On Friday, the Republican Party of Guam issued a statement expressing grief over the tragic fate of 13 U.S. service members, who were killed during two suicide bombings in Kabul last week.

U.S. soldiers with the Guam Army National Guard lock arms in prayer prior to a mission in Lashkar Gah, Helmand provimce in Afghanistan July 19, 2013. File photo by Sgt Ed Siguenza, U.S. Army National Guard

"The events are hard to process. I lost a few friends over the years in Afghanistan," a Guam contractor who recently came back home. "It breaks my heart from a human standpoint, especially the women and children."

The contractor, who requested anonymity, said "it was pretty much business as usual" when he left Kabul on July 26.

"I was on a scheduled vacation, so I kind of got lucky," he said. "I was supposed to go back on Sept. 6 but was worried about that because I thought it would all happen on 9/11. Pretty much what everyone expected."
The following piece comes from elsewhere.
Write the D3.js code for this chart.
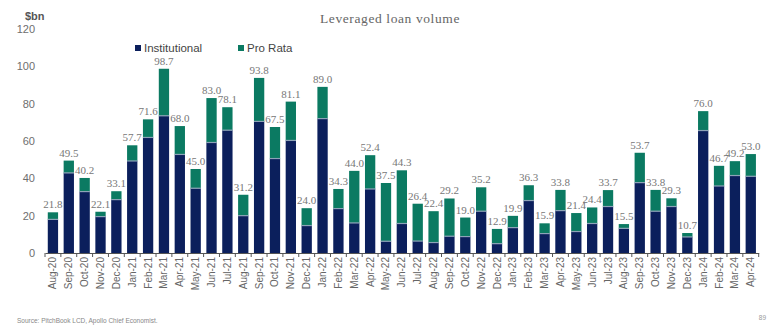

The contractor worked as a maintenance tech for the State Department's helicopters that support the U.S. embassy. He was initially in Bagram for about six months and later moved to Kabul, where he stayed for more than two years.
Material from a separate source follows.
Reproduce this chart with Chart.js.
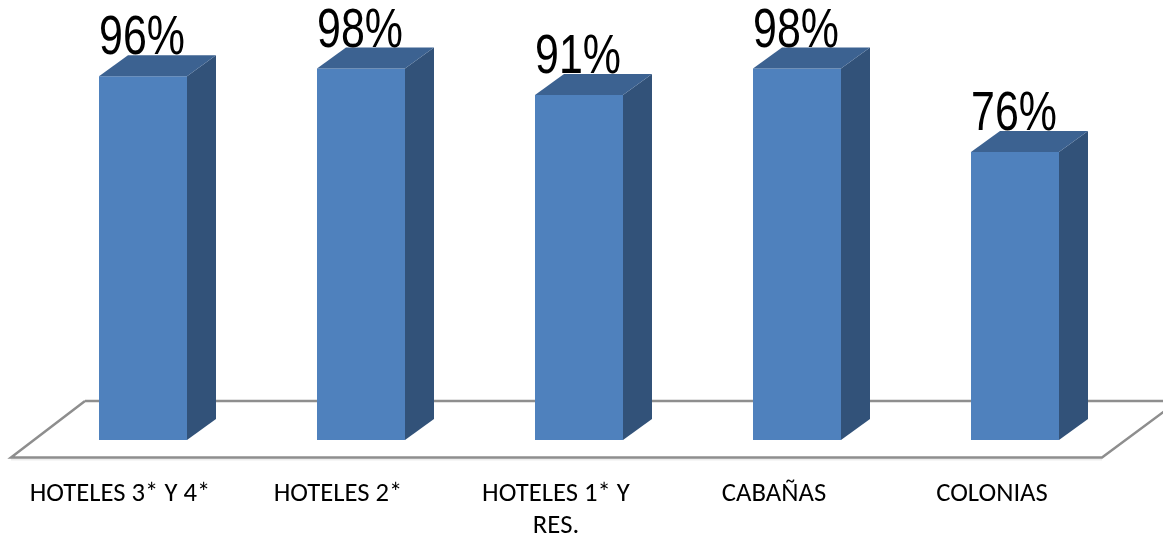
<!DOCTYPE html>
<html>
<head>
<meta charset="utf-8">
<script src="https://cdn.jsdelivr.net/npm/chart.js@4"></script>
<style>
html,body{margin:0;padding:0;background:#fff;overflow:hidden}
#wrap{position:relative;width:1163px;height:535px}
</style>
</head>
<body>
<div id="wrap"><canvas id="c"></canvas></div>
<script>
const categories = [
  "HOTELES 3* Y 4*",
  "HOTELES 2*",
  ["HOTELES 1* Y", "RES."],
  "CABAÑAS",
  "COLONIAS"
];
const values = [96, 98, 91, 98, 76];

const DEPTH_X = 29, DEPTH_Y = 21;
const FRONT = "#4F81BD", TOP = "#3C6291", SIDE = "#325279", FLOOR = "#8E8E8E";

const bar3d = {
  id: "bar3d",
  beforeDatasetsDraw(chart) {
    const ctx = chart.ctx, a = chart.chartArea;
    const front = a.bottom + 17.5, back = a.bottom - 39;
    ctx.save();
    ctx.strokeStyle = "#EDEDED";
    ctx.lineWidth = 2;
    ctx.beginPath();
    ctx.moveTo(11, front + 2);
    ctx.lineTo(a.right - 22, front + 2);
    ctx.stroke();
    ctx.strokeStyle = FLOOR;
    ctx.lineWidth = 2.5;
    ctx.lineJoin = "miter";
    ctx.beginPath();
    ctx.moveTo(a.left + 51, back);
    ctx.lineTo(11, front);
    ctx.lineTo(a.right - 22, front);
    ctx.lineTo(a.right + 39 + 1, front - 46);
    ctx.moveTo(a.left + 51, back);
    ctx.lineTo(1163, back);
    ctx.stroke();
    ctx.restore();
  },
  afterDatasetsDraw(chart) {
    const ctx = chart.ctx;
    const meta = chart.getDatasetMeta(0);
    ctx.save();
    meta.data.forEach((el, i) => {
      const p = el.getProps(["x", "y", "base", "width"], true);
      const l = p.x - p.width / 2, r = p.x + p.width / 2;
      ctx.fillStyle = SIDE;
      ctx.beginPath();
      ctx.moveTo(r, p.y);
      ctx.lineTo(r + DEPTH_X, p.y - DEPTH_Y);
      ctx.lineTo(r + DEPTH_X, p.base - DEPTH_Y);
      ctx.lineTo(r, p.base);
      ctx.closePath();
      ctx.fill();
      ctx.fillStyle = TOP;
      ctx.beginPath();
      ctx.moveTo(l, p.y);
      ctx.lineTo(l + DEPTH_X, p.y - DEPTH_Y);
      ctx.lineTo(r + DEPTH_X, p.y - DEPTH_Y);
      ctx.lineTo(r, p.y);
      ctx.closePath();
      ctx.fill();
    });
    meta.data.forEach((el, i) => {
      const p = el.getProps(["x", "y"], true);
      ctx.save();
      ctx.translate(p.x - 1, p.y - 22);
      ctx.scale(0.78, 1);
      ctx.font = '55px "Liberation Sans"';
      ctx.fillStyle = "#000";
      ctx.textAlign = "center";
      ctx.textBaseline = "alphabetic";
      ctx.fillText(values[i] + "%", 0, 0);
      ctx.restore();
    });
    ctx.restore();
  }
};

new Chart(document.getElementById("c"), {
  type: "bar",
  data: {
    labels: categories,
    datasets: [{
      data: values,
      backgroundColor: FRONT,
      borderWidth: 0,
      barPercentage: 0.4037,
      categoryPercentage: 1
    }]
  },
  plugins: [bar3d],
  options: {
    responsive: true,
    maintainAspectRatio: false,
    animation: false,
    layout: { padding: { left: 34, right: 39, top: 61, bottom: 0 } },
    plugins: { legend: { display: false }, tooltip: { enabled: false } },
    scales: {
      y: { min: 0, max: 100, display: false },
      x: {
        grid: { display: false, drawTicks: false },
        border: { display: false },
        afterFit(s) { s.height = 95; },
        ticks: {
          color: "#000",
          padding: 38,
          labelOffset: -23,
          maxRotation: 0,
          autoSkip: false,
          font: { family: "Carlito, Lato", size: 26.7, lineHeight: 1.2 }
        }
      }
    }
  }
});
</script>
</body>
</html>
"We are kind of like their taxis since they can’t drive anywhere. Also, we were pulled for military support when things got bad," the contractor said. "We just did our jobs and the pilots did normal missions and we're doing more training than usual because we knew what was coming."

The contractor said the U.S. troops' pullout from Afghanistan was premature.

"I feel we really did not need to leave right now," he said. "I know people want their family members home and safe. But you see what happens when we left. Unfortunately, the whole world is taking notice. And trusts us less and less."

Meanwhile, the Republican Party of Guam said "it stands with the soldiers, and their objectives of immediately and safely assisting the evacuation of American citizens and Afghan allies out of Afghanistan during the midst of the turmoil created by the Taliban regime."